[Given problem] Starting at the line containing "Output the Python script that produces this picture with Plotly." and ending at the line containing "series_colors = ['#5B9BD5', '#ED7D31', '#A5A5A5']", reproduce each line exactly as written, with both end lines included and all pictures omitted.
--- BEGIN Stored data ---
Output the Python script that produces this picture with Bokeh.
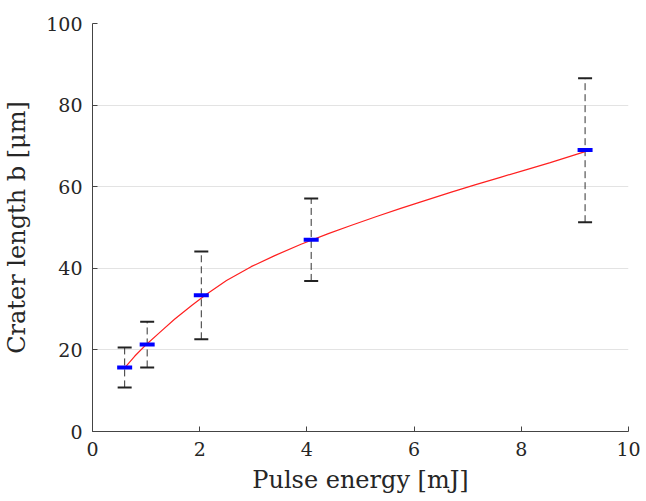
from bokeh.plotting import figure
from bokeh.models import ColumnDataSource, FixedTicker, Range1d
from bokeh.embed import file_html
from bokeh.resources import INLINE

# Measured data
energy = [0.60, 1.02, 2.03, 4.08, 9.19]
length = [15.7, 21.3, 33.4, 47.0, 69.0]
upper = [20.6, 26.9, 44.1, 57.1, 86.6]
lower = [10.8, 15.7, 22.6, 36.9, 51.3]

# Fit curve
fit_x = [0.60, 0.79, 1.01, 1.23, 1.53, 1.85, 2.12, 2.50, 2.96, 3.40, 3.89,
         4.40, 4.82, 5.30, 5.75, 6.20, 6.68, 7.15, 7.61, 8.10, 8.54, 9.19]
fit_y = [15.6, 18.5, 21.4, 24.0, 27.5, 30.9, 33.6, 37.0, 40.4, 43.1, 45.9,
         48.5, 50.5, 52.7, 54.7, 56.6, 58.6, 60.5, 62.3, 64.2, 65.9, 68.6]

x_ticks = [0, 2, 4, 6, 8, 10]
y_ticks = [0, 20, 40, 60, 80, 100]

FONT = "DejaVu Serif"

p = figure(width=646, height=501, output_backend="svg", toolbar_location=None,
           x_range=Range1d(0, 10), y_range=Range1d(0, 100),
           min_border_left=91, min_border_right=18, min_border_top=23, min_border_bottom=70)
p.outline_line_color = None
p.background_fill_color = "white"

src = ColumnDataSource(dict(x=energy, y=length, up=upper, lo=lower))

p.segment(x0="x", y0="lo", x1="x", y1="up", source=src, line_color="#333333",
          line_width=1, line_dash="7 4")
p.rect(x="x", y="up", width=14, height=2, width_units="screen", height_units="screen",
       source=src, fill_color="#222222", line_color=None)
p.rect(x="x", y="lo", width=14, height=2, width_units="screen", height_units="screen",
       source=src, fill_color="#222222", line_color=None)

p.line(fit_x, fit_y, line_color="#ff2020", line_width=1.2)

p.rect(x="x", y="y", width=15, height=4, width_units="screen", height_units="screen",
       source=src, fill_color="#0000ff", line_color=None)

p.xgrid.grid_line_color = None
p.ygrid.grid_line_color = "#e3e3e3"
p.ygrid.grid_line_width = 1

p.xaxis.ticker = FixedTicker(ticks=x_ticks)
p.yaxis.ticker = FixedTicker(ticks=y_ticks)
for ax in (p.xaxis[0], p.yaxis[0]):
    ax.axis_line_color = "#444444"
    ax.major_tick_line_color = "#444444"
    ax.major_tick_in = 5
    ax.major_tick_out = 0
    ax.minor_tick_line_color = None
    ax.major_label_text_font = FONT
    ax.major_label_text_font_size = "19px"
    ax.major_label_text_color = "#262626"
    ax.axis_label_text_font = FONT
    ax.axis_label_text_font_size = "24px"
    ax.axis_label_text_font_style = "normal"
    ax.axis_label_text_color = "#262626"

p.xaxis.axis_label = "Pulse energy [mJ]"
p.yaxis.axis_label = "Crater length b [μm]"
p.xaxis.major_label_standoff = 10
p.yaxis.major_label_standoff = 10
p.xaxis.axis_label_standoff = 7
p.yaxis.axis_label_standoff = 12

open("out.html", "w").write(file_html(p, INLINE))
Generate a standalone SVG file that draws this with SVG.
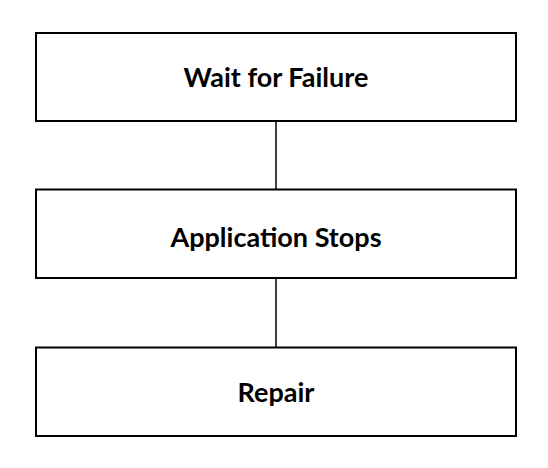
<svg xmlns="http://www.w3.org/2000/svg" width="548" height="468" viewBox="0 0 548 468">
<style>
.box{fill:#fff;stroke:#000;stroke-width:2}
.lbl{font-family:Lato,"Liberation Sans",sans-serif;font-weight:bold;font-size:27px;fill:#000;text-anchor:middle;dominant-baseline:central}
.conn{stroke:#000;stroke-width:1.5;fill:none}
</style>
<rect width="548" height="468" fill="#fff"/>
<g id="connectors">
<line class="conn" x1="276" y1="122" x2="276" y2="189"/>
<line class="conn" x1="276" y1="278" x2="276" y2="347"/>
</g>
<g id="n1"><rect class="box" x="36" y="33" width="480" height="88"/><text class="lbl" x="276" y="76.5">Wait for Failure</text></g>
<g id="n2"><rect class="box" x="36" y="189.5" width="480" height="88.5"/><text class="lbl" x="276" y="236.5">Application Stops</text></g>
<g id="n3"><rect class="box" x="36" y="347.5" width="480" height="88.5"/><text class="lbl" x="276" y="391.5">Repair</text></g>
</svg>
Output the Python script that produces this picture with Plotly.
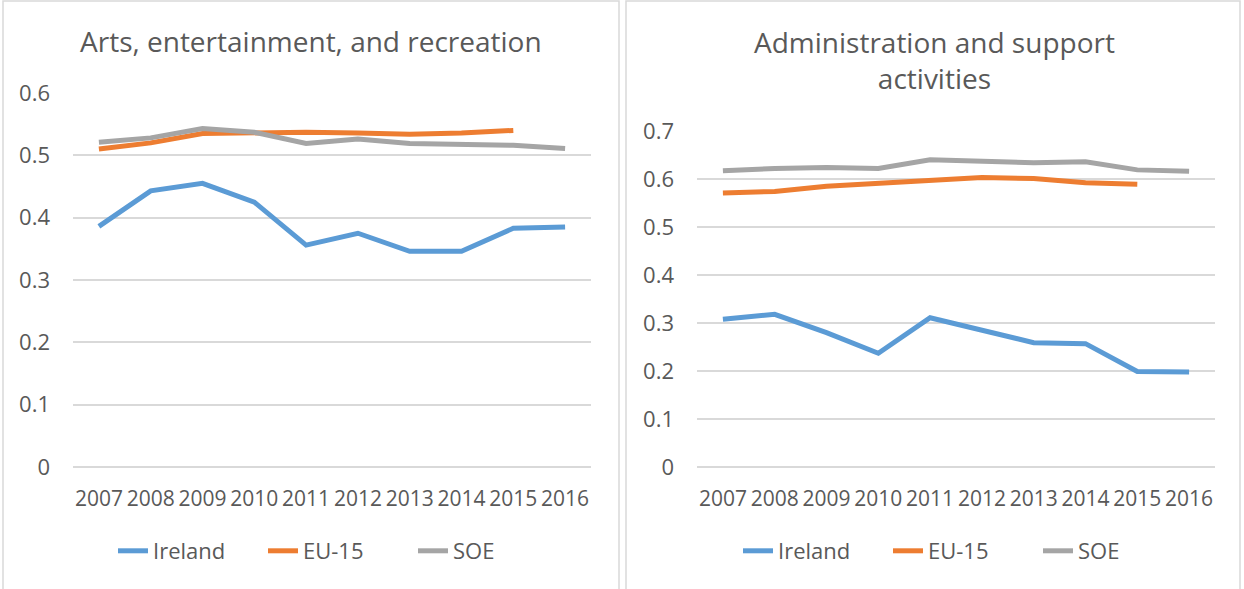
import plotly.graph_objects as go

# Shared categories and series names
years = ['2007', '2008', '2009', '2010', '2011', '2012', '2013', '2014', '2015', '2016']
series_names = ['Ireland', 'EU-15', 'SOE']
series_colors = ['#5B9BD5', '#ED7D31', '#A5A5A5']

# Left panel: Arts, entertainment, and recreation
arts_ireland = [0.386, 0.443, 0.455, 0.425, 0.356, 0.375, 0.346, 0.346, 0.383, 0.385]
arts_eu15 = [0.510, 0.520, 0.535, 0.536, 0.537, 0.536, 0.534, 0.536, 0.540, None]
arts_soe = [0.521, 0.528, 0.543, 0.537, 0.519, 0.526, 0.519, 0.518, 0.516, 0.511]
arts_ticks = [0, 0.1, 0.2, 0.3, 0.4, 0.5, 0.6]

# Right panel: Administration and support activities
admin_ireland = [0.308, 0.318, 0.280, 0.237, 0.311, 0.285, 0.259, 0.257, 0.199, 0.198]
admin_eu15 = [0.571, 0.574, 0.585, 0.591, 0.596, 0.603, 0.601, 0.592, 0.589, None]
admin_soe = [0.617, 0.622, 0.624, 0.622, 0.640, 0.638, 0.634, 0.636, 0.619, 0.616]
admin_ticks = [0, 0.1, 0.2, 0.3, 0.4, 0.5, 0.6, 0.7]

FONT = 'Open Sans'
TEXT_GREY = '#595959'
GRID_GREY = '#D9D9D9'
W, H = 1244, 589

fig = go.Figure()

panels = [
    (('x', 'y'), 'legend', [arts_ireland, arts_eu15, arts_soe]),
    (('x2', 'y2'), 'legend2', [admin_ireland, admin_eu15, admin_soe]),
]
for (xa, ya), leg, values in panels:
    for name, color, vals in zip(series_names, series_colors, values):
        fig.add_trace(go.Scatter(
            x=years, y=vals, name=name, mode='lines',
            line=dict(color=color, width=5),
            xaxis=xa, yaxis=ya, legend=leg,
        ))


# pixel -> paper helpers (pixels measured from top-left of the picture)
def px_x(p):
    return p / W


def px_y(p):
    return 1 - p / H


xtick_font = dict(family=FONT, size=21, color=TEXT_GREY)
ytick_font = dict(family=FONT, size=22, color=TEXT_GREY)
xcommon = dict(type='category', range=[-0.5, 9.5], showgrid=False, showline=False,
               ticks='', tickfont=xtick_font, tickangle=0, ticklabelstandoff=17,
               automargin=False, fixedrange=True)
ycommon = dict(showgrid=True, gridcolor=GRID_GREY, gridwidth=1.5, zeroline=True,
               zerolinecolor=GRID_GREY, zerolinewidth=1.5, showline=False, ticks='',
               tickfont=ytick_font, ticklabelstandoff=22, automargin=False, fixedrange=True)
legend_font = dict(family=FONT, size=22, color=TEXT_GREY)

fig.update_layout(
    width=W, height=H,
    margin=dict(l=0, r=0, t=0, b=0, autoexpand=False),
    paper_bgcolor='white', plot_bgcolor='white',
    font=dict(family=FONT, color=TEXT_GREY),
    xaxis=dict(domain=[px_x(73), px_x(591)], anchor='y', **xcommon),
    yaxis=dict(domain=[px_y(467), px_y(93)], anchor='x', range=[0, 0.6],
               tickvals=arts_ticks, ticktext=[f'{t:g}' for t in arts_ticks], **ycommon),
    xaxis2=dict(domain=[px_x(697), px_x(1215)], anchor='y2', **xcommon),
    yaxis2=dict(domain=[px_y(467), px_y(131)], anchor='x2', range=[0, 0.7],
                tickvals=admin_ticks, ticktext=[f'{t:g}' for t in admin_ticks], **ycommon),
    legend=dict(orientation='h', x=px_x(338), xanchor='center', y=px_y(551), yanchor='middle',
                font=legend_font, bgcolor='rgba(0,0,0,0)', entrywidth=105),
    legend2=dict(orientation='h', x=px_x(963), xanchor='center', y=px_y(551), yanchor='middle',
                 font=legend_font, bgcolor='rgba(0,0,0,0)', entrywidth=105),
    showlegend=True,
)

# Chart titles
fig.add_annotation(text='Arts, entertainment, and recreation', x=px_x(311), y=px_y(41),
                   xref='paper', yref='paper', showarrow=False, xanchor='center', yanchor='middle',
                   font=dict(family=FONT, size=28, color=TEXT_GREY))
fig.add_annotation(text='Administration and support<br>activities', x=px_x(934), y=px_y(60),
                   xref='paper', yref='paper', showarrow=False, xanchor='center', yanchor='middle',
                   font=dict(family=FONT, size=28, color=TEXT_GREY))

# Chart area borders
for x0, x1 in [(3, 619), (626, 1240)]:
    fig.add_shape(type='rect', xref='paper', yref='paper',
                  x0=px_x(x0), x1=px_x(x1), y0=px_y(600), y1=px_y(1),
                  line=dict(color=GRID_GREY, width=1.5), layer='below')

fig.write_html('out.html', config={'displayModeBar': False},
               post_script="document.body.style.margin='0';document.body.style.overflow='hidden';")
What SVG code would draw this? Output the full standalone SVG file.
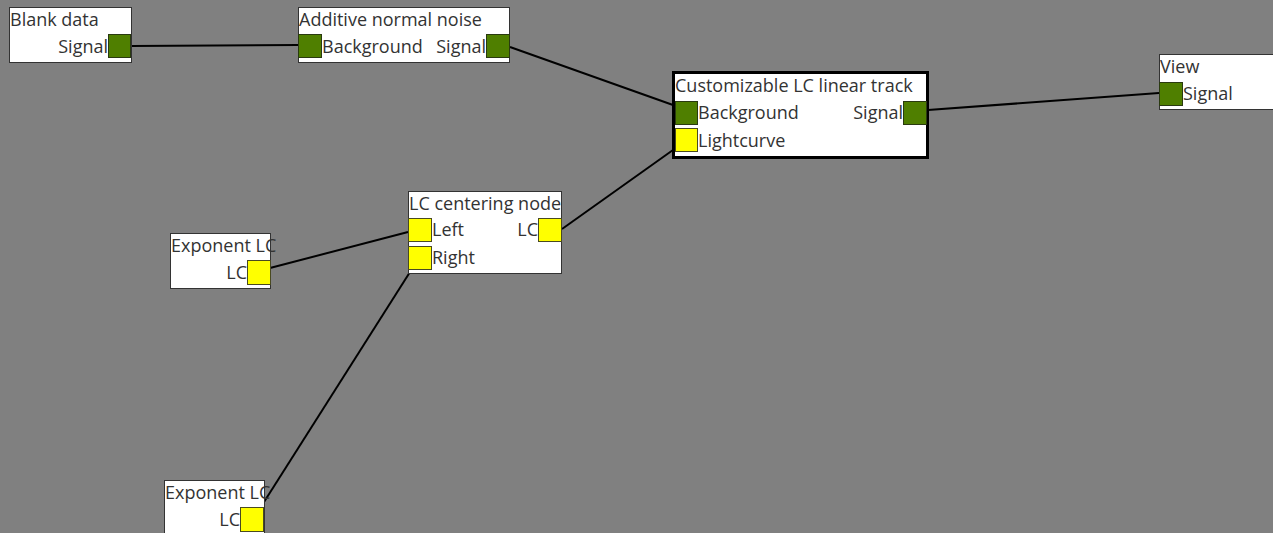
<svg xmlns="http://www.w3.org/2000/svg" width="1273" height="533" viewBox="0 0 1273 533">
  <style>
    .node { fill: #ffffff; stroke: #333333; stroke-width: 1; }
    .node.sel { stroke: #000000; stroke-width: 3; }
    .title, .lbl { font-family: "Open Sans", "Noto Sans", sans-serif; font-size: 18px; fill: #333333; }
    .r { text-anchor: end; }
    .sig { fill: #4f7f00; stroke: #2a3a10; stroke-width: 1; }
    .lc { fill: #ffff00; stroke: #4a4a20; stroke-width: 1; }
    .wire { stroke: #000000; stroke-width: 2; fill: none; }
  </style>
  <rect width="1273" height="533" fill="#808080"/>

  <g id="connectors">
    <line class="wire" x1="131" y1="46" x2="298" y2="45"/>
    <line class="wire" x1="510" y1="47" x2="673" y2="105"/>
    <line class="wire" x1="928" y1="110" x2="1159" y2="93"/>
    <line class="wire" x1="562" y1="229" x2="673" y2="150"/>
    <line class="wire" x1="270" y1="268" x2="408" y2="232"/>
    <line class="wire" x1="264" y1="502" x2="410" y2="272"/>
  </g>

  <g id="blank-data">
    <rect class="node" x="9.5" y="7.5" width="122" height="55"/>
    <text class="title" x="10" y="26">Blank data</text>
    <text class="lbl r" x="108" y="53">Signal</text>
    <rect class="sig" x="108.5" y="34.5" width="22" height="23"/>
  </g>

  <g id="additive-normal-noise">
    <rect class="node" x="298.5" y="7.5" width="211" height="55"/>
    <text class="title" x="299" y="26">Additive normal noise</text>
    <rect class="sig" x="298.5" y="34.5" width="23" height="23"/>
    <text class="lbl" x="322" y="53">Background</text>
    <text class="lbl r" x="486" y="53">Signal</text>
    <rect class="sig" x="486.5" y="34.5" width="23" height="23"/>
  </g>

  <g id="customizable-lc-linear-track">
    <rect class="node sel" x="673.5" y="72.5" width="254" height="85"/>
    <text class="title" x="675" y="92">Customizable LC linear track</text>
    <rect class="sig" x="675.5" y="101.5" width="22" height="23"/>
    <text class="lbl" x="698" y="119">Background</text>
    <text class="lbl r" x="903" y="119">Signal</text>
    <rect class="sig" x="903.5" y="101.5" width="23" height="23"/>
    <rect class="lc" x="675.5" y="128.5" width="22" height="23"/>
    <text class="lbl" x="698" y="147">Lightcurve</text>
  </g>

  <g id="view">
    <rect class="node" x="1159.5" y="54.5" width="120" height="55"/>
    <text class="title" x="1160" y="73">View</text>
    <rect class="sig" x="1159.5" y="82.5" width="23" height="23"/>
    <text class="lbl" x="1183" y="100">Signal</text>
  </g>

  <g id="lc-centering-node">
    <rect class="node" x="408.5" y="191.5" width="153" height="82"/>
    <text class="title" x="409" y="210">LC centering node</text>
    <rect class="lc" x="408.5" y="218.5" width="23" height="23"/>
    <text class="lbl" x="432" y="236">Left</text>
    <text class="lbl r" x="538" y="236">LC</text>
    <rect class="lc" x="538.5" y="218.5" width="23" height="23"/>
    <rect class="lc" x="408.5" y="246.5" width="23" height="23"/>
    <text class="lbl" x="432" y="264">Right</text>
  </g>

  <g id="exponent-lc-1">
    <rect class="node" x="170.5" y="233.5" width="100" height="55"/>
    <text class="title" x="171" y="252">Exponent LC</text>
    <text class="lbl r" x="247" y="279">LC</text>
    <rect class="lc" x="247.5" y="260.5" width="23" height="24"/>
  </g>

  <g id="exponent-lc-2">
    <rect class="node" x="164.5" y="480.5" width="100" height="60"/>
    <text class="title" x="165" y="499">Exponent LC</text>
    <text class="lbl r" x="240" y="526">LC</text>
    <rect class="lc" x="240.5" y="507.5" width="23" height="24"/>
  </g>
</svg>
--- END Stored data ---
[The result]
Output the Python script that produces this picture with Plotly.
import plotly.graph_objects as go

# Shared categories and series names
years = ['2007', '2008', '2009', '2010', '2011', '2012', '2013', '2014', '2015', '2016']
series_names = ['Ireland', 'EU-15', 'SOE']
series_colors = ['#5B9BD5', '#ED7D31', '#A5A5A5']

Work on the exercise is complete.